* Begin *
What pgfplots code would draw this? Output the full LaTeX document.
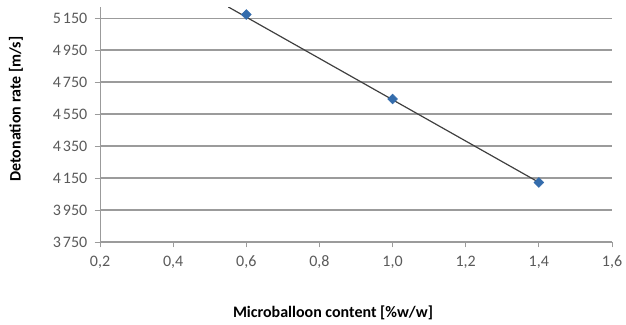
\documentclass[border=0pt]{standalone}
\usepackage{pgfplots}
\pgfplotsset{compat=1.18}
\usepackage{fontspec}
\setmainfont{Carlito}
\definecolor{gridgrey}{RGB}{155,155,155}
\definecolor{ticktext}{RGB}{90,90,90}
\definecolor{markblue}{RGB}{52,108,172}
\begin{document}
\begin{tikzpicture}
\useasboundingbox (-75pt,-62.25pt) rectangle (394.5pt,181.5pt);
\begin{axis}[
  at={(0,0)}, anchor=south west,
  scale only axis,
  width=384pt, height=176.25pt,
  xmin=0.2, xmax=1.6,
  ymin=3750, ymax=5219,
  xtick={0.2,0.4,...,1.6},
  ytick={3750,3950,4150,4350,4550,4750,4950,5150},
  axis x line*=bottom,
  axis y line*=left,
  axis line style={gridgrey, line width=0.6pt, -},
  tick align=outside,
  major tick length=4pt,
  tick style={gridgrey, line width=0.6pt},
  ymajorgrids,
  grid style={gridgrey, line width=0.8pt},
  tick label style={font=\fontsize{12}{14}\selectfont, text=ticktext},
  /pgf/number format/assume math mode=true,
  x tick label style={/pgf/number format/use comma, /pgf/number format/fixed,
    /pgf/number format/fixed zerofill, /pgf/number format/precision=1, yshift=-3pt},
  y tick label style={/pgf/number format/1000 sep={\kern1.5pt}, xshift=-2pt},
  xlabel={\textbf{Microballoon content [\%w/w]}},
  ylabel={\textbf{Detonation rate [m/s]}},
  label style={font=\fontsize{12}{14}\selectfont},
  xlabel style={at={(axis description cs:0.455,0)}, anchor=center, yshift=-53.25pt},
  ylabel style={at={(axis description cs:-0.164,0.566)}, anchor=center},
  clip=true,
]
% linear trend line
\addplot[black!75, line width=0.9pt, no marks] coordinates {(0.551,5219) (1.403,4119)};
% measured values
\addplot[only marks, mark=square*, mark size=2.6pt, mark options={rotate=45}, color=markblue] coordinates {
  (0.6,5172) (1.0,4644) (1.4,4122)
};
\end{axis}
\end{tikzpicture}
\end{document}
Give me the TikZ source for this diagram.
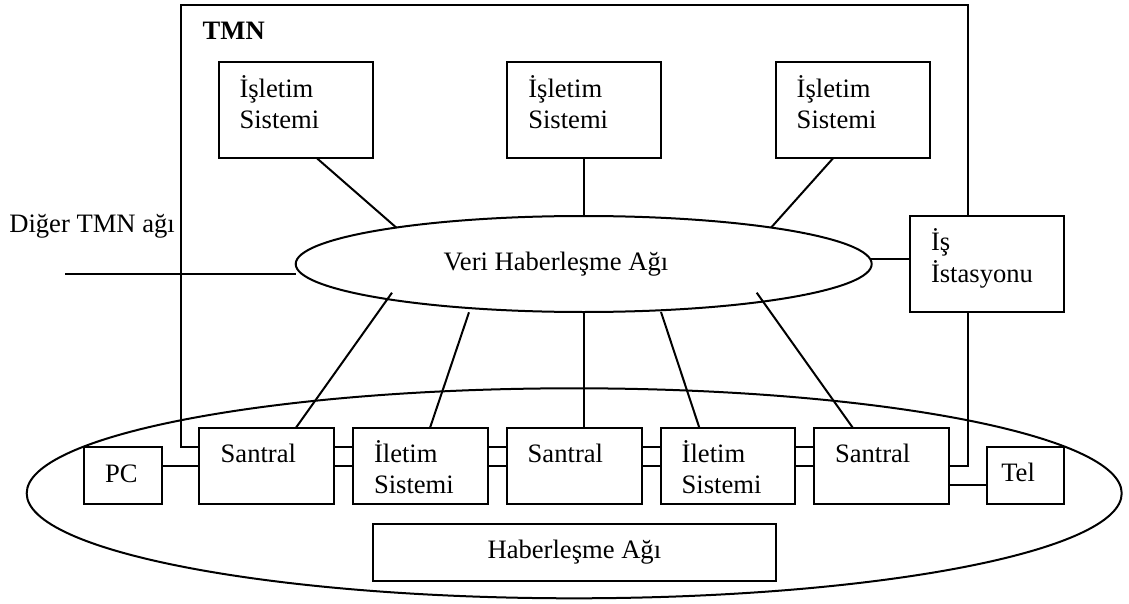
\documentclass[tikz,border=0pt]{standalone}
\usepackage{fontspec}
\setmainfont{Liberation Serif}
\usetikzlibrary{calc,shapes.geometric}
\begin{document}
\begin{tikzpicture}[x=1pt,y=-1pt,line width=2pt,
  every node/.style={font=\fontsize{26.6pt}{31.5pt}\selectfont},
  unit/.style 2 args={draw,fill=white,rectangle,inner sep=0pt,outer sep=0pt,
    anchor=north west,minimum width=#1pt,minimum height=#2pt},
  net/.style 2 args={draw,ellipse,inner sep=0pt,outer sep=0pt,
    minimum width=#1pt,minimum height=#2pt},
  lbl/.style={inner sep=0pt,outer sep=0pt,anchor=base west,align=left,text width=150pt},
]
\useasboundingbox (0,0) rectangle (1129,604);

% communication network (outer ellipse) and data network
\node[net={1095}{210}] (hnet) at (574.2,493.3) {};
\node[net={576}{96}] (veri) at (583.7,264) {};
\node[inner sep=0pt,anchor=base west] (veritext) at (442.7,270) {Veri Haberleşme Ağı};

% TMN frame corners and the outside link
\coordinate (tmnTL) at (180.7,5);
\coordinate (tmnTR) at (968.3,5);
\coordinate (dig) at (65,274);
\node[inner sep=0pt,anchor=base west,font=\fontsize{26.6pt}{31.5pt}\selectfont\bfseries] (tmn) at (201.7,40) {TMN};
\node[inner sep=0pt,anchor=base west] (diger) at (8.3,232.3) {Diğer TMN ağı};

% operation systems
\node[unit={154}{96.3}] (os1) at (219,61.7) {};
\node[unit={154}{96.3}] (os2) at (507.3,61.7) {};
\node[unit={154}{96.3}] (os3) at (776,61.7) {};
\node[lbl] (os1t) at ($(os1.north west)+(20.5,35.6)$) {İşletim\\Sistemi};
\node[lbl] (os2t) at ($(os2.north west)+(21,35.6)$) {İşletim\\Sistemi};
\node[lbl] (os3t) at ($(os3.north west)+(20.7,35.6)$) {İşletim\\Sistemi};

% workstation
\node[unit={154.3}{96.3}] (is) at (910,216) {};
\node[lbl] (ist) at ($(is.north west)+(21,34.7)$) {İş\\İstasyonu};

% switches, transmission systems and terminals
\node[unit={77.4}{57.6}] (pc) at (84.3,446.7) {};
\node[unit={135}{76.6}] (sa1) at (199.3,427.7) {};
\node[unit={134.4}{76.6}] (il1) at (353.3,427.7) {};
\node[unit={135.6}{76.6}] (sa2) at (506.7,427.7) {};
\node[unit={134.6}{76.6}] (il2) at (660.7,427.7) {};
\node[unit={135}{76.6}] (sa3) at (814,427.7) {};
\node[unit={76.7}{57.6}] (tel) at (987.3,446.7) {};
\node[unit={403.3}{57.3}] (hab) at (372.7,524) {};

\node[lbl] (pct) at ($(pc.north west)+(20.7,36)$) {PC};
\node[lbl] (sa1t) at ($(sa1.north west)+(21.4,34.6)$) {Santral};
\node[lbl] (il1t) at ($(il1.north west)+(20.7,34.6)$) {İletim\\Sistemi};
\node[lbl] (sa2t) at ($(sa2.north west)+(21,34.6)$) {Santral};
\node[lbl] (il2t) at ($(il2.north west)+(21,34.6)$) {İletim\\Sistemi};
\node[lbl] (sa3t) at ($(sa3.north west)+(21,34.6)$) {Santral};
\node[lbl] (telt) at ($(tel.north west)+(14,35)$) {Tel};
\node[inner sep=0pt,anchor=base] (habt) at ($(hab.north)+(0,34.3)$) {Haberleşme Ağı};

% TMN boundary
\draw ($(sa1.north west)!0.25!(sa1.south west)$) -| (tmnTL) -- (tmnTR) -- (tmnTR |- is.north);
\draw (tmnTR |- is.south) |- (sa3.east);

% link to the other TMN
\draw (dig) -- (dig -| veri.west);

% operation systems and workstation to the data network
\draw ($(os1.south west)!0.634!(os1.south east)$) -- (veri.169.9);
\draw (os2.south) -- (os2.south |- veri.north);
\draw ($(os3.south west)!0.372!(os3.south east)$) -- (veri.11.7);
\draw (veri.1.9) -- (veri.1.9 -| is.west);

% data network down to the network elements
\draw ($(veri.center)+(-191.7,28.7)$) -- ($(sa1.north west)!0.716!(sa1.north east)$);
\draw ($(veri.center)+(-114.7,48.3)$) -- ($(il1.north west)!0.571!(il1.north east)$);
\draw (veri.south) -- (veri.south |- sa2.north);
\draw ($(veri.center)+(77.3,48)$) -- ($(il2.north west)!0.287!(il2.north east)$);
\draw ($(veri.center)+(173,28.7)$) -- ($(sa3.north west)!0.287!(sa3.north east)$);

% double links along the chain
\foreach \a/\b in {sa1/il1,il1/sa2,sa2/il2,il2/sa3}{
  \coordinate (q) at ($(\a.north east)!0.25!(\a.south east)$);
  \draw (q) -- (q -| \b.west);
  \draw (\a.east) -- (\a.east -| \b.west);
}

% terminals
\draw (sa1.west) -- (sa1.west -| pc.east);
\coordinate (tq) at ($(sa3.north east)!0.75!(sa3.south east)$);
\draw (tq) -- (tq -| tel.west);
\end{tikzpicture}
\end{document}
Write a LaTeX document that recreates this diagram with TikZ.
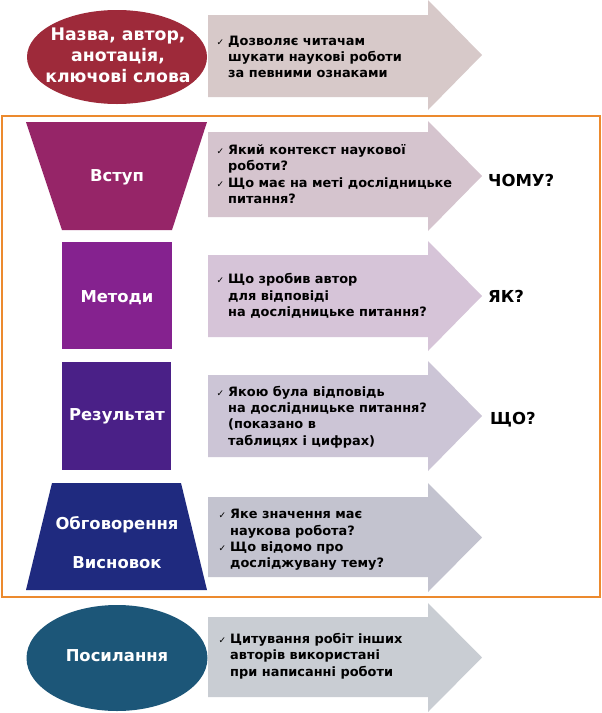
\documentclass[tikz,border=0pt]{standalone}
\usepackage{fontspec}
\setmainfont{DejaVu Sans}
\usetikzlibrary{shapes.geometric}
\definecolor{cTitle}{HTML}{9E2A3A}
\definecolor{cIntro}{HTML}{962568}
\definecolor{cMeth}{HTML}{85228F}
\definecolor{cRes}{HTML}{4A2087}
\definecolor{cDisc}{HTML}{1F2A7F}
\definecolor{cRef}{HTML}{1C5678}
\definecolor{aOne}{HTML}{D7C9C9}
\definecolor{aTwo}{HTML}{D5C4CE}
\definecolor{aThree}{HTML}{D6C4D8}
\definecolor{aFour}{HTML}{CCC5D6}
\definecolor{aFive}{HTML}{C3C3CF}
\definecolor{aSix}{HTML}{C9CDD3}
\definecolor{frameOrange}{HTML}{EC8A2E}
\newcommand\ck{\llap{{\fontsize{9}{9}\selectfont ✓}\hspace{4pt}}}
\newcommand\bigarrow[5]{%
  \fill[#5] (208,#1) -- (428,#1) -- (428,#3) -- (482,{(#3+#4)/2}) -- (428,#4) -- (428,#2) -- (208,#2) -- cycle;}
\begin{document}
\begin{tikzpicture}[x=1pt,y=-1pt,
  desc/.style={anchor=west, align=left, font=\bfseries\fontsize{12.9}{16.3}\selectfont, text=black, inner sep=0pt},
  boxlabel/.style={font=\bfseries\fontsize{16.4}{20}\selectfont, text=white, align=center, inner sep=0pt},
  qlabel/.style={font=\bfseries\fontsize{16.5}{20}\selectfont, text=black, anchor=west, inner sep=0pt}]
\useasboundingbox (0,0) rectangle (602,713);
\fill[white] (0,0) rectangle (602,713);

% row 1
\bigarrow{15}{97}{0}{110}{aOne}
\node[ellipse, fill=cTitle, minimum width=180, minimum height=94, inner sep=0pt] (title) at (117,57) {};
\node[boxlabel, font=\bfseries\fontsize{17.3}{21}\selectfont] (titletext) at (118,55) {Назва, автор,\\анотація,\\ключові слова};
\node[desc] (t1) at (228,57) {\ck Дозволяє читачам\\шукати наукові роботи\\за певними ознаками};

% frame
\draw[frameOrange, line width=1.5pt] (2,116) rectangle (600,597);

% row 2
\bigarrow{132}{217}{121}{231}{aTwo}
\fill[cIntro] (26,122) -- (207,122) -- (172,230) -- (62,230) -- cycle;
\node[boxlabel] (intro) at (117,177) {Вступ};
\node[desc] (t2) at (228,174) {\ck Який контекст наукової\\роботи?\\\ck Що має на меті дослідницьке\\питання?};
\node[qlabel] (q2) at (488,180) {ЧОМУ?};

% row 3
\bigarrow{255}{337}{241}{351}{aThree}
\fill[cMeth] (62,242) rectangle (172,349);
\node[boxlabel] (meth) at (117,298) {Методи};
\node[desc] (t3) at (228,296) {\ck Що зробив автор\\для відповіді\\на дослідницьке питання?};
\node[qlabel] (q3) at (488,296) {ЯК?};

% row 4
\bigarrow{375}{457}{361}{471}{aFour}
\fill[cRes] (62,362) rectangle (171,470);
\node[boxlabel] (res) at (117,416) {Результат};
\node[desc] (t4) at (228,417) {\ck Якою була відповідь\\на дослідницьке питання?\\(показано в\\таблицях і цифрах)};
\node[qlabel] (q4) at (490,420) {ЩО?};

% row 5
\bigarrow{497}{577}{483}{592}{aFive}
\fill[cDisc] (52,483) -- (181,483) -- (207,590) -- (26,590) -- cycle;
\node[boxlabel] (disc) at (117,525) {Обговорення};
\node[boxlabel] (concl) at (117,563) {Висновок};
\node[desc] (t5) at (230,540) {\ck Яке значення має\\наукова робота?\\\ck Що відомо про\\досліджувану тему?};

% row 6
\bigarrow{617}{697}{603}{712}{aSix}
\node[ellipse, fill=cRef, minimum width=181, minimum height=106, inner sep=0pt] (ref) at (117,658) {};
\node[boxlabel] (reftext) at (117,656) {Посилання};
\node[desc] (t6) at (230,656) {\ck Цитування робіт інших\\авторів використані\\при написанні роботи};
\end{tikzpicture}
\end{document}
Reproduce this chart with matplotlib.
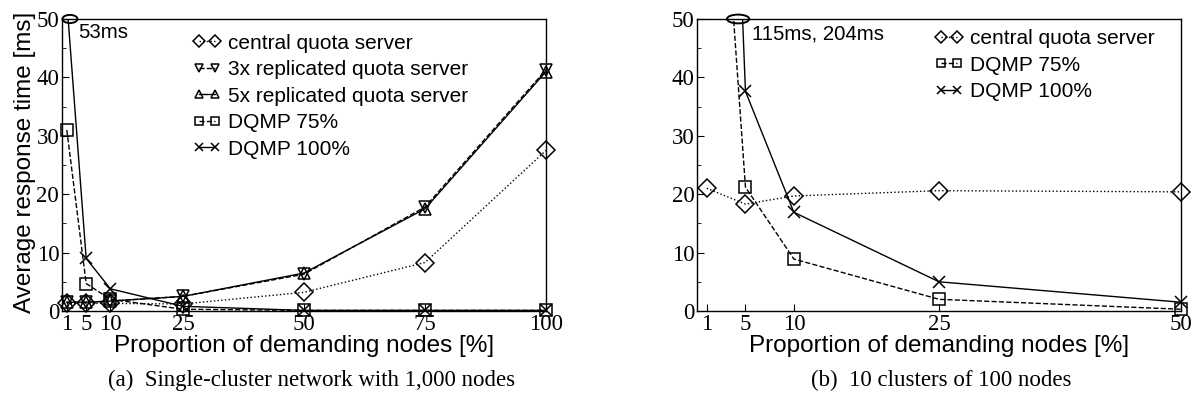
import matplotlib
matplotlib.use("Agg")
import matplotlib.pyplot as plt
from matplotlib.patches import Ellipse
from matplotlib.transforms import Bbox, TransformedBbox

# (a) single cluster, 1,000 nodes
x_a = [1, 5, 10, 25, 50, 75, 100]
central_a = [1.3, 1.3, 1.3, 1.2, 3.2, 8.3, 27.5]
rep3_a = [1.5, 1.5, 1.7, 2.5, 6.3, 17.8, 41.3]
rep5_a = [1.5, 1.5, 1.7, 2.5, 6.5, 17.5, 41.0]
dqmp75_a = [31.0, 4.7, 2.0, 0.3, 0.1, 0.1, 0.1]
dqmp100_a = [53.0, 9.0, 3.8, 0.8, 0.1, 0.1, 0.1]

# (b) 10 clusters of 100 nodes
x_b = [1, 5, 10, 25, 50]
central_b = [21.0, 18.3, 19.7, 20.6, 20.4]
dqmp75_b = [115.0, 21.2, 8.9, 2.0, 0.3]
dqmp100_b = [204.0, 37.6, 16.9, 5.0, 1.5]

SANS = "Liberation Sans"
SERIF = "Liberation Serif"

fig = plt.figure(figsize=(11.94, 4.03), dpi=100)
ax1 = fig.add_axes([0.0519, 0.2283, 0.4054, 0.7246])
ax2 = fig.add_axes([0.5838, 0.2283, 0.4054, 0.7246])

mk = dict(markersize=9, markerfacecolor="none", markeredgecolor="black",
          markeredgewidth=1.1, color="black", linewidth=1.0)


def clip_lines(ax):
    # let markers sitting on the x axis show in full, but cut lines at the top
    box = TransformedBbox(Bbox([[-0.05, -0.05], [1.05, 1.0]]), ax.transAxes)
    for ln in ax.lines:
        ln.set_clip_box(box)


ax1.plot(x_a, central_a, ls=":", marker="D", label="central quota server", **mk)
ax1.plot(x_a, rep3_a, ls="--", marker="v", label="3x replicated quota server", **mk)
ax1.plot(x_a, rep5_a, ls="-", marker="^", label="5x replicated quota server", **mk)
ax1.plot(x_a, dqmp75_a, ls="--", marker="s", label="DQMP 75%", **mk)
ax1.plot(x_a, dqmp100_a, ls="-", marker="x", label="DQMP 100%", **mk)
clip_lines(ax1)

ax2.plot(x_b, central_b, ls=":", marker="D", label="central quota server", **mk)
ax2.plot(x_b, dqmp75_b, ls="--", marker="s", label="DQMP 75%", **mk)
ax2.plot(x_b, dqmp100_b, ls="-", marker="x", label="DQMP 100%", **mk)
clip_lines(ax2)

ax1.set_xlim(0, 100)
ax2.set_xlim(0, 50)

for ax, xt in ((ax1, x_a), (ax2, x_b)):
    ax.set_ylim(0, 50)
    ax.set_xticks(xt)
    ax.set_yticks([0, 10, 20, 30, 40, 50])
    ax.set_yticks([5, 15, 25, 35, 45], minor=True)
    ax.tick_params(axis="both", which="major", direction="in", length=5,
                   labelsize=16.5, pad=2)
    ax.tick_params(axis="y", which="minor", direction="in", length=3)
    for lab in ax.get_xticklabels() + ax.get_yticklabels():
        lab.set_fontfamily(SERIF)
    for s in ax.spines.values():
        s.set_linewidth(1.0)
    ax.set_xlabel("Proportion of demanding nodes [%]", fontfamily=SANS,
                  fontsize=17.5, labelpad=0)

leg_kw = dict(loc="upper left", frameon=False, numpoints=2, handlelength=1.35,
              handletextpad=0.3, labelspacing=0.36, borderpad=0,
              borderaxespad=0, markerscale=0.65,
              prop={"family": SANS, "size": 15})
ax1.legend(bbox_to_anchor=(0.271, 0.95), **leg_kw)
ax2.legend(bbox_to_anchor=(0.492, 0.965), **leg_kw)

ax1.set_ylabel("Average response time [ms]", fontfamily=SANS, fontsize=17.5)
ax1.yaxis.set_label_coords(-0.054, 0.51)

ax1.add_patch(Ellipse((1.65, 50), 3.1, 1.4, fill=False, lw=1.4, ec="black", clip_on=False))
ax1.text(3.3, 47.6, "53ms", fontfamily=SANS, fontsize=14.7, va="center")
ax2.add_patch(Ellipse((4.24, 50), 2.3, 1.5, fill=False, lw=1.4, ec="black", clip_on=False))
ax2.text(5.7, 47.4, "115ms, 204ms", fontfamily=SANS, fontsize=14.7, va="center")

fig.text(0.261, 0.057, "(a)  Single-cluster network with 1,000 nodes",
         fontfamily=SERIF, fontsize=16.5, ha="center", va="center")
fig.text(0.788, 0.057, "(b)  10 clusters of 100 nodes",
         fontfamily=SERIF, fontsize=16.5, ha="center", va="center")

fig.savefig("out.png", dpi=100)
* End *
From the listing above, restate verbatim the lines running from the one with "Reproduce this chart with matplotlib." through the one with "clip_lines(ax1)", inclusive, but not the pictures.

Reproduce this chart with matplotlib.
import matplotlib
matplotlib.use("Agg")
import matplotlib.pyplot as plt
from matplotlib.patches import Ellipse
from matplotlib.transforms import Bbox, TransformedBbox

# (a) single cluster, 1,000 nodes
x_a = [1, 5, 10, 25, 50, 75, 100]
central_a = [1.3, 1.3, 1.3, 1.2, 3.2, 8.3, 27.5]
rep3_a = [1.5, 1.5, 1.7, 2.5, 6.3, 17.8, 41.3]
rep5_a = [1.5, 1.5, 1.7, 2.5, 6.5, 17.5, 41.0]
dqmp75_a = [31.0, 4.7, 2.0, 0.3, 0.1, 0.1, 0.1]
dqmp100_a = [53.0, 9.0, 3.8, 0.8, 0.1, 0.1, 0.1]

# (b) 10 clusters of 100 nodes
x_b = [1, 5, 10, 25, 50]
central_b = [21.0, 18.3, 19.7, 20.6, 20.4]
dqmp75_b = [115.0, 21.2, 8.9, 2.0, 0.3]
dqmp100_b = [204.0, 37.6, 16.9, 5.0, 1.5]

SANS = "Liberation Sans"
SERIF = "Liberation Serif"

fig = plt.figure(figsize=(11.94, 4.03), dpi=100)
ax1 = fig.add_axes([0.0519, 0.2283, 0.4054, 0.7246])
ax2 = fig.add_axes([0.5838, 0.2283, 0.4054, 0.7246])

mk = dict(markersize=9, markerfacecolor="none", markeredgecolor="black",
          markeredgewidth=1.1, color="black", linewidth=1.0)


def clip_lines(ax):
    # let markers sitting on the x axis show in full, but cut lines at the top
    box = TransformedBbox(Bbox([[-0.05, -0.05], [1.05, 1.0]]), ax.transAxes)
    for ln in ax.lines:
        ln.set_clip_box(box)


ax1.plot(x_a, central_a, ls=":", marker="D", label="central quota server", **mk)
ax1.plot(x_a, rep3_a, ls="--", marker="v", label="3x replicated quota server", **mk)
ax1.plot(x_a, rep5_a, ls="-", marker="^", label="5x replicated quota server", **mk)
ax1.plot(x_a, dqmp75_a, ls="--", marker="s", label="DQMP 75%", **mk)
ax1.plot(x_a, dqmp100_a, ls="-", marker="x", label="DQMP 100%", **mk)
clip_lines(ax1)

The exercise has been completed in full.